When you say that md5sum and version are updated, do you mean the child table has a trigger on it for inserts and updates?
When you join the tables, you will get a "duplicate md5sum and version" because you are pulling the matching record for each item in the
DataEntry table. It is perfectly fine and isn't going to be an efficiency issue. The alternative would be to use the two individual selects, but depending upon the frequency of inserts/updates, without a transaction, you run the very slight risk of getting data that may be slightly off.
I would just go with the join.
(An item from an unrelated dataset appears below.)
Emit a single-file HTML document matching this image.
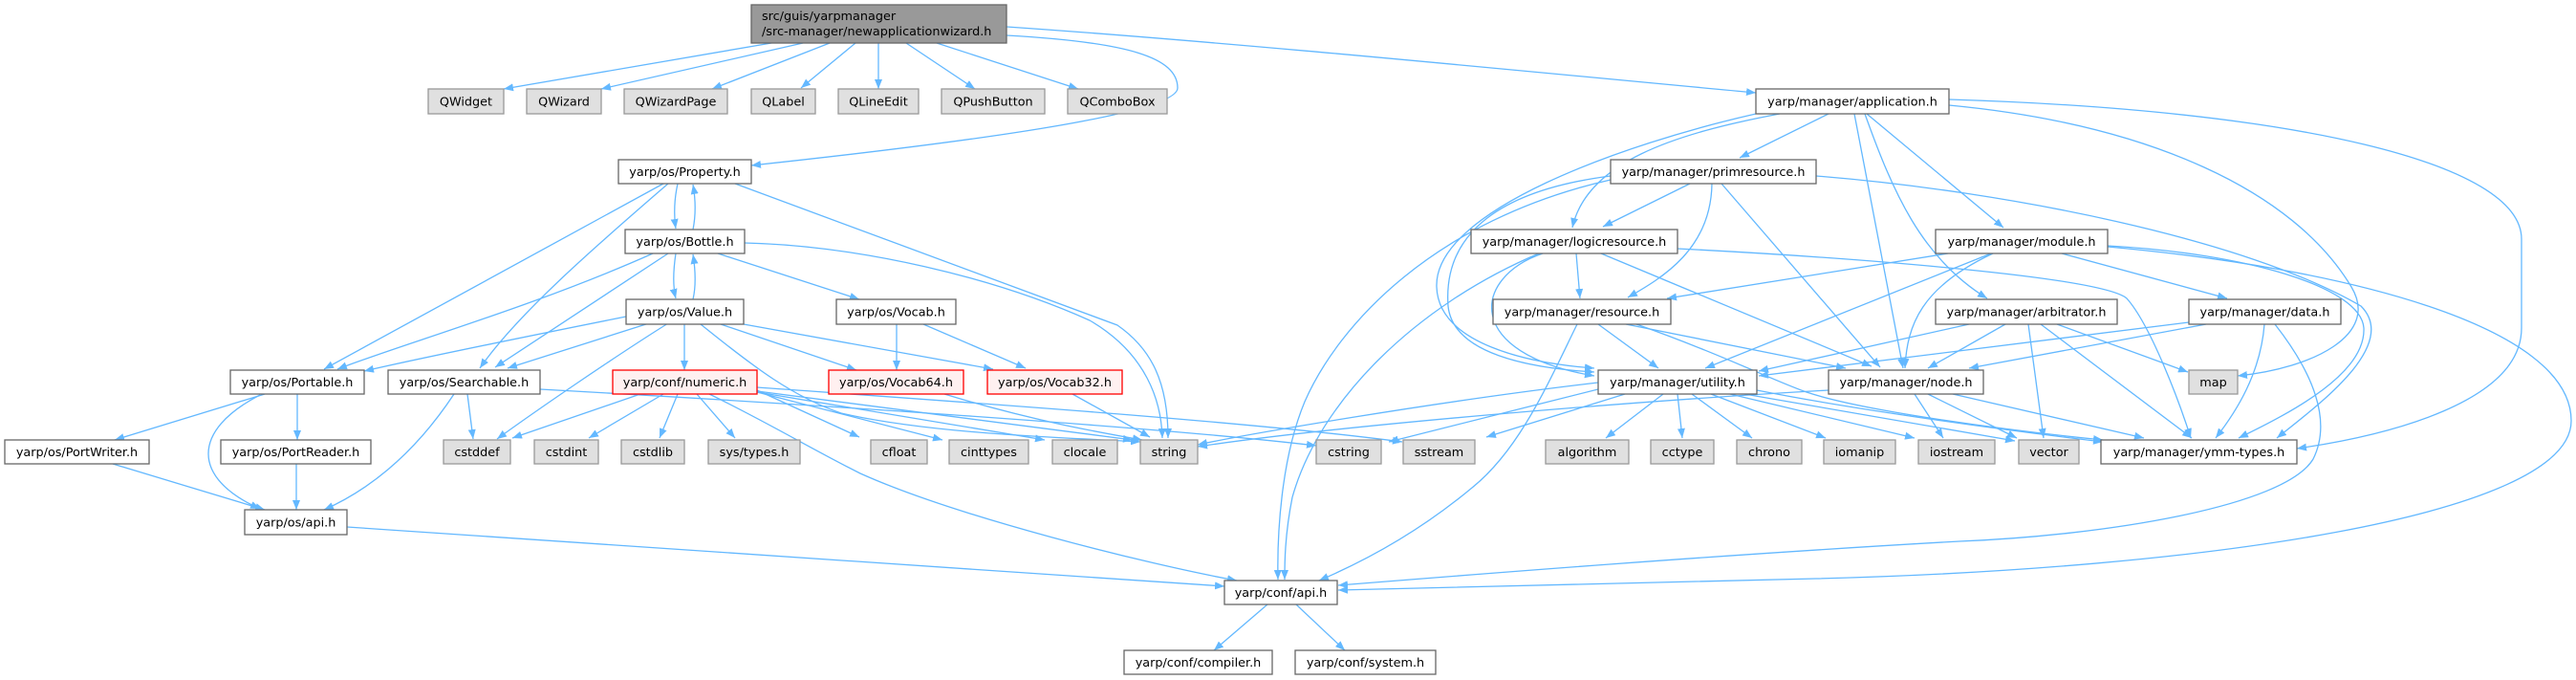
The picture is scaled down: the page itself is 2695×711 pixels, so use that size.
<!DOCTYPE html>
<html>
<head>
<meta charset="utf-8">
<style>
  html, body { margin: 0; padding: 0; background: #ffffff; }
  svg { display: block; }
  .e { fill: none; stroke: #63b8ff; stroke-width: 1.3; marker-end: url(#a); }
  .n { fill: #ffffff; stroke: #666666; stroke-width: 1.3; }
  .x { fill: #e0e0e0; stroke: #999999; stroke-width: 1.3; }
  .r { fill: #fff0f0; stroke: #ff0000; stroke-width: 1.3; }
  .t { fill: #999999; stroke: #666666; stroke-width: 1.3; }
  text { font-family: "DejaVu Sans", "Liberation Sans", sans-serif; font-size: 12.8px; fill: #000000; }
</style>
</head>
<body>
<svg width="2695" height="711" viewBox="0 0 2695 711" xmlns="http://www.w3.org/2000/svg">
<defs>
  <marker id="a" markerUnits="userSpaceOnUse" markerWidth="12" markerHeight="10" refX="10" refY="4" orient="auto">
    <path d="M0,0 L10,4 L0,8 z" fill="#63b8ff"/>
  </marker>
</defs>

<!-- ============ EDGES ============ -->
<g>
<!-- title -->
<path class="e" d="M807,45 L527,93"/>
<path class="e" d="M840,45 L629,93"/>
<path class="e" d="M868,45 L745,93"/>
<path class="e" d="M895,45 L838,92"/>
<path class="e" d="M919,45 L919,93"/>
<path class="e" d="M948,45 L1020,93"/>
<path class="e" d="M980,45 L1128,93"/>
<path class="e" d="M1053,28 C1300,45 1600,75 1837,97"/>
<path class="e" d="M1053,37 C1180,44 1232,60 1232,92 C1232,120 1000,150 786,173"/>

<!-- Property -->
<path class="e" d="M709,192 C705,210 705,225 707,239"/>
<path class="e" d="M725,240 C728,225 728,210 725,193"/>
<path class="e" d="M694,192 L339,386"/>
<path class="e" d="M699,192 C620,260 540,330 502,385"/>
<path class="e" d="M769,192 L1169,340 C1205,365 1222,400 1222,458"/>

<!-- Bottle -->
<path class="e" d="M707,265 C704,285 704,300 707,312"/>
<path class="e" d="M725,313 C728,300 728,285 725,266"/>
<path class="e" d="M683,265 C560,320 420,360 353,386"/>
<path class="e" d="M699,265 L518,384"/>
<path class="e" d="M751,265 L899,313"/>
<path class="e" d="M779,254 C900,257 1040,290 1140,335 C1200,370 1215,420 1216,458"/>

<!-- Value -->
<path class="e" d="M716,339 L716,387"/>
<path class="e" d="M754,339 L896,387"/>
<path class="e" d="M778,339 L1039,386"/>
<path class="e" d="M733,339 C790,385 830,415 880,432 C980,455 1130,458 1193,462"/>
<path class="e" d="M655,331 C560,350 450,372 381,388"/>
<path class="e" d="M679,338 L531,385"/>
<path class="e" d="M699,338 C640,375 560,430 520,459"/>

<!-- Vocab -->
<path class="e" d="M938,339 L938,387"/>
<path class="e" d="M966,339 L1073,385"/>

<!-- Searchable -->
<path class="e" d="M489,412 L495,459"/>
<path class="e" d="M475,412 C430,480 380,515 339,533"/>
<path class="e" d="M565,407 C800,420 1200,445 1377,466"/>

<!-- numeric -->
<path class="e" d="M670,412 L536,458"/>
<path class="e" d="M694,412 L616,458"/>
<path class="e" d="M709,412 L690,458"/>
<path class="e" d="M729,412 L769,458"/>
<path class="e" d="M742,412 C800,440 850,470 900,495 C1000,540 1200,590 1294,607"/>
<path class="e" d="M792,408 L899,457"/>
<path class="e" d="M792,410 L986,460"/>
<path class="e" d="M792,410 L1093,460"/>
<path class="e" d="M792,409 C950,430 1100,450 1185,460"/>
<path class="e" d="M792,405 C1000,420 1300,440 1467,462"/>

<!-- Vocab64 / Vocab32 -->
<path class="e" d="M988,412 C1080,440 1150,452 1195,460"/>
<path class="e" d="M1122,412 L1203,457"/>

<!-- Portable etc -->
<path class="e" d="M277,412 L120,460"/>
<path class="e" d="M272,413 C200,450 200,500 272,532"/>
<path class="e" d="M311,412 L311,460"/>
<path class="e" d="M310,485 L310,533"/>
<path class="e" d="M118,485 L277,533"/>
<path class="e" d="M363,551 L1281,613"/>

<!-- conf/api.h -->
<path class="e" d="M1326,632 L1270,680"/>
<path class="e" d="M1356,632 L1407,680"/>

<!-- application -->
<path class="e" d="M1913,119 L1820,165"/>
<path class="e" d="M1862,119 C1750,140 1660,170 1645,238"/>
<path class="e" d="M1837,119 C1700,150 1500,220 1503,300 C1505,360 1600,380 1668,385"/>
<path class="e" d="M1940,119 L1991,385"/>
<path class="e" d="M1951,119 C1980,200 2010,270 2079,312"/>
<path class="e" d="M1953,119 L2096,238"/>
<path class="e" d="M2039,110 C2250,130 2400,200 2460,300 C2490,350 2420,385 2341,393"/>
<path class="e" d="M2039,104 C2400,115 2638,170 2638,250 L2638,343 C2638,420 2500,455 2403,469"/>

<!-- primresource -->
<path class="e" d="M1768,192 L1677,237"/>
<path class="e" d="M1791,192 C1790,260 1740,290 1703,311"/>
<path class="e" d="M1801,192 L1967,384"/>
<path class="e" d="M1685,184 C1560,200 1510,250 1515,320 C1520,370 1600,385 1668,389"/>
<path class="e" d="M1685,188 C1500,230 1400,340 1365,420 C1340,480 1336,560 1337,606"/>
<path class="e" d="M1900,184 C2100,200 2350,250 2470,320 C2510,360 2430,420 2382,458"/>

<!-- logicresource -->
<path class="e" d="M1649,265 L1653,312"/>
<path class="e" d="M1675,265 L1958,383"/>
<path class="e" d="M1614,265 C1540,290 1530,370 1668,393"/>
<path class="e" d="M1610,265 C1480,320 1380,420 1352,520 C1344,560 1344,590 1344,606"/>
<path class="e" d="M1755,260 C1950,270 2200,290 2225,312 C2250,340 2280,420 2292,458"/>

<!-- resource -->
<path class="e" d="M1672,339 L1735,385"/>
<path class="e" d="M1701,339 L1931,385"/>
<path class="e" d="M1712,339 C1800,370 1860,400 1890,410 C1950,430 2100,450 2200,460"/>
<path class="e" d="M1650,339 C1620,400 1590,470 1540,510 C1480,560 1420,590 1380,607"/>

<!-- module -->
<path class="e" d="M2038,265 L1744,312"/>
<path class="e" d="M2083,265 L1784,385"/>
<path class="e" d="M2085,265 C2010,300 1995,340 1993,385"/>
<path class="e" d="M2157,265 L2330,312"/>
<path class="e" d="M2205,257 C2350,265 2470,300 2473,343 C2475,390 2400,430 2342,458"/>
<path class="e" d="M2205,258 C2450,280 2690,340 2690,440 C2690,540 2300,595 1900,605 C1700,610 1500,615 1400,617"/>

<!-- arbitrator -->
<path class="e" d="M2060,339 L1840,388"/>
<path class="e" d="M2098,339 L2017,385"/>
<path class="e" d="M2152,339 L2289,389"/>
<path class="e" d="M2122,339 L2138,458"/>
<path class="e" d="M2135,339 L2293,458"/>

<!-- data -->
<path class="e" d="M2290,337 L1840,393"/>
<path class="e" d="M2308,339 L2060,385"/>
<path class="e" d="M2369,339 C2365,390 2340,430 2318,458"/>
<path class="e" d="M2380,339 C2420,390 2440,440 2420,480 C2390,530 2200,560 2050,566 C1800,580 1550,600 1400,612"/>

<!-- utility -->
<path class="e" d="M1672,400 C1500,420 1300,455 1253,465"/>
<path class="e" d="M1680,405 C1600,425 1500,450 1453,462"/>
<path class="e" d="M1700,412 L1555,457"/>
<path class="e" d="M1740,412 L1680,458"/>
<path class="e" d="M1755,412 L1760,458"/>
<path class="e" d="M1770,412 L1833,458"/>
<path class="e" d="M1790,412 L1910,458"/>
<path class="e" d="M1810,412 L2003,458"/>
<path class="e" d="M1825,412 L2108,461"/>
<path class="e" d="M1838,408 C1950,430 2100,450 2200,462"/>

<!-- node -->
<path class="e" d="M1913,408 C1700,420 1400,445 1253,467"/>
<path class="e" d="M2003,412 L2033,458"/>
<path class="e" d="M2017,412 L2110,458"/>
<path class="e" d="M2043,412 L2243,458"/>
</g>

<!-- ============ NODES ============ -->
<g>
<!-- title -->
<rect class="t" x="786" y="5" width="267" height="40"/>
<text x="797" y="21">src/guis/yarpmanager</text>
<text x="797" y="37">/src-manager/newapplicationwizard.h</text>

<!-- row 1 -->
<rect class="x" x="448" y="93" width="79" height="26"/><text x="487.5" y="110.5" text-anchor="middle">QWidget</text>
<rect class="x" x="551" y="93" width="78" height="26"/><text x="590" y="110.5" text-anchor="middle">QWizard</text>
<rect class="x" x="653" y="93" width="108" height="26"/><text x="707" y="110.5" text-anchor="middle">QWizardPage</text>
<rect class="x" x="786" y="93" width="67" height="26"/><text x="819.5" y="110.5" text-anchor="middle">QLabel</text>
<rect class="x" x="877" y="93" width="84" height="26"/><text x="919" y="110.5" text-anchor="middle">QLineEdit</text>
<rect class="x" x="985" y="93" width="108" height="26"/><text x="1039" y="110.5" text-anchor="middle">QPushButton</text>
<rect class="x" x="1117" y="93" width="104" height="26"/><text x="1169" y="110.5" text-anchor="middle">QComboBox</text>
<rect class="n" x="1837" y="93" width="202" height="26"/><text x="1938" y="110.5" text-anchor="middle">yarp/manager/application.h</text>

<!-- row 2 -->
<rect class="n" x="647" y="167" width="139" height="25"/><text x="716.5" y="184" text-anchor="middle">yarp/os/Property.h</text>
<rect class="n" x="1685" y="167" width="215" height="25"/><text x="1792.5" y="184" text-anchor="middle">yarp/manager/primresource.h</text>

<!-- row 3 -->
<rect class="n" x="654" y="240" width="125" height="25"/><text x="716.5" y="257" text-anchor="middle">yarp/os/Bottle.h</text>
<rect class="n" x="1539" y="240" width="216" height="25"/><text x="1647" y="257" text-anchor="middle">yarp/manager/logicresource.h</text>
<rect class="n" x="2025" y="240" width="180" height="25"/><text x="2115" y="257" text-anchor="middle">yarp/manager/module.h</text>

<!-- row 4 -->
<rect class="n" x="655" y="313" width="123" height="26"/><text x="716.5" y="330.5" text-anchor="middle">yarp/os/Value.h</text>
<rect class="n" x="875" y="313" width="125" height="26"/><text x="937.5" y="330.5" text-anchor="middle">yarp/os/Vocab.h</text>
<rect class="n" x="1562" y="313" width="186" height="26"/><text x="1655" y="330.5" text-anchor="middle">yarp/manager/resource.h</text>
<rect class="n" x="2025" y="313" width="190" height="26"/><text x="2120" y="330.5" text-anchor="middle">yarp/manager/arbitrator.h</text>
<rect class="n" x="2290" y="313" width="159" height="26"/><text x="2369.5" y="330.5" text-anchor="middle">yarp/manager/data.h</text>

<!-- row 5 -->
<rect class="n" x="241" y="387" width="140" height="25"/><text x="311" y="404" text-anchor="middle">yarp/os/Portable.h</text>
<rect class="n" x="406" y="387" width="159" height="25"/><text x="485.5" y="404" text-anchor="middle">yarp/os/Searchable.h</text>
<rect class="r" x="641" y="387" width="151" height="25"/><text x="716.5" y="404" text-anchor="middle">yarp/conf/numeric.h</text>
<rect class="r" x="867" y="387" width="141" height="25"/><text x="937.5" y="404" text-anchor="middle">yarp/os/Vocab64.h</text>
<rect class="r" x="1033" y="387" width="141" height="25"/><text x="1103.5" y="404" text-anchor="middle">yarp/os/Vocab32.h</text>
<rect class="n" x="1672" y="387" width="166" height="25"/><text x="1755" y="404" text-anchor="middle">yarp/manager/utility.h</text>
<rect class="n" x="1913" y="387" width="162" height="25"/><text x="1994" y="404" text-anchor="middle">yarp/manager/node.h</text>
<rect class="x" x="2290" y="387" width="51" height="25"/><text x="2315.5" y="404" text-anchor="middle">map</text>

<!-- row 6 -->
<rect class="n" x="5" y="460" width="151" height="25"/><text x="80.5" y="477" text-anchor="middle">yarp/os/PortWriter.h</text>
<rect class="n" x="231" y="460" width="157" height="25"/><text x="309.5" y="477" text-anchor="middle">yarp/os/PortReader.h</text>
<rect class="x" x="464" y="460" width="70" height="25"/><text x="499" y="477" text-anchor="middle">cstddef</text>
<rect class="x" x="559" y="460" width="67" height="25"/><text x="592.5" y="477" text-anchor="middle">cstdint</text>
<rect class="x" x="650" y="460" width="66" height="25"/><text x="683" y="477" text-anchor="middle">cstdlib</text>
<rect class="x" x="741" y="460" width="96" height="25"/><text x="789" y="477" text-anchor="middle">sys/types.h</text>
<rect class="x" x="911" y="460" width="59" height="25"/><text x="940.5" y="477" text-anchor="middle">cfloat</text>
<rect class="x" x="993" y="460" width="83" height="25"/><text x="1034.5" y="477" text-anchor="middle">cinttypes</text>
<rect class="x" x="1101" y="460" width="68" height="25"/><text x="1135" y="477" text-anchor="middle">clocale</text>
<rect class="x" x="1193" y="460" width="60" height="25"/><text x="1223" y="477" text-anchor="middle">string</text>
<rect class="x" x="1377" y="460" width="68" height="25"/><text x="1411" y="477" text-anchor="middle">cstring</text>
<rect class="x" x="1468" y="460" width="75" height="25"/><text x="1505.5" y="477" text-anchor="middle">sstream</text>
<rect class="x" x="1617" y="460" width="87" height="25"/><text x="1660.5" y="477" text-anchor="middle">algorithm</text>
<rect class="x" x="1727" y="460" width="66" height="25"/><text x="1760" y="477" text-anchor="middle">cctype</text>
<rect class="x" x="1817" y="460" width="68" height="25"/><text x="1851" y="477" text-anchor="middle">chrono</text>
<rect class="x" x="1908" y="460" width="75" height="25"/><text x="1945.5" y="477" text-anchor="middle">iomanip</text>
<rect class="x" x="2007" y="460" width="80" height="25"/><text x="2047" y="477" text-anchor="middle">iostream</text>
<rect class="x" x="2112" y="460" width="63" height="25"/><text x="2143.5" y="477" text-anchor="middle">vector</text>
<rect class="n" x="2198" y="460" width="205" height="25"/><text x="2300.5" y="477" text-anchor="middle">yarp/manager/ymm-types.h</text>

<!-- row 7-9 -->
<rect class="n" x="256" y="533" width="107" height="26"/><text x="309.5" y="550.5" text-anchor="middle">yarp/os/api.h</text>
<rect class="n" x="1281" y="607" width="118" height="25"/><text x="1340" y="624" text-anchor="middle">yarp/conf/api.h</text>
<rect class="n" x="1176" y="680" width="155" height="25"/><text x="1253.5" y="697" text-anchor="middle">yarp/conf/compiler.h</text>
<rect class="n" x="1355" y="680" width="147" height="25"/><text x="1428.5" y="697" text-anchor="middle">yarp/conf/system.h</text>
</g>
</svg>
</body>
</html>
You can run explain plans on your query from within mysql and look at how the query is executed and see any differences between the two approaches based upon your data and if you have any indexes, etc...
Perhaps it would be more beneficial to run these groups of records into a staging table of sorts. Before processing, you could call a pre-processor function that takes a "snapshot" of the data about to be processed, putting a copy into a staging table. Then you could select just the version and md5sum alone, and then all of the records, as two different selects. Since these are copied into a separate staging table, you wont have to worry about immediate updates corrupting your session of processing. You could set up timed jobs to do this or have it as an on-demand call. Again though, this would be something you would need to research the best approach given the hardware/network setup you are working with. And any job scheduling software you have available to you.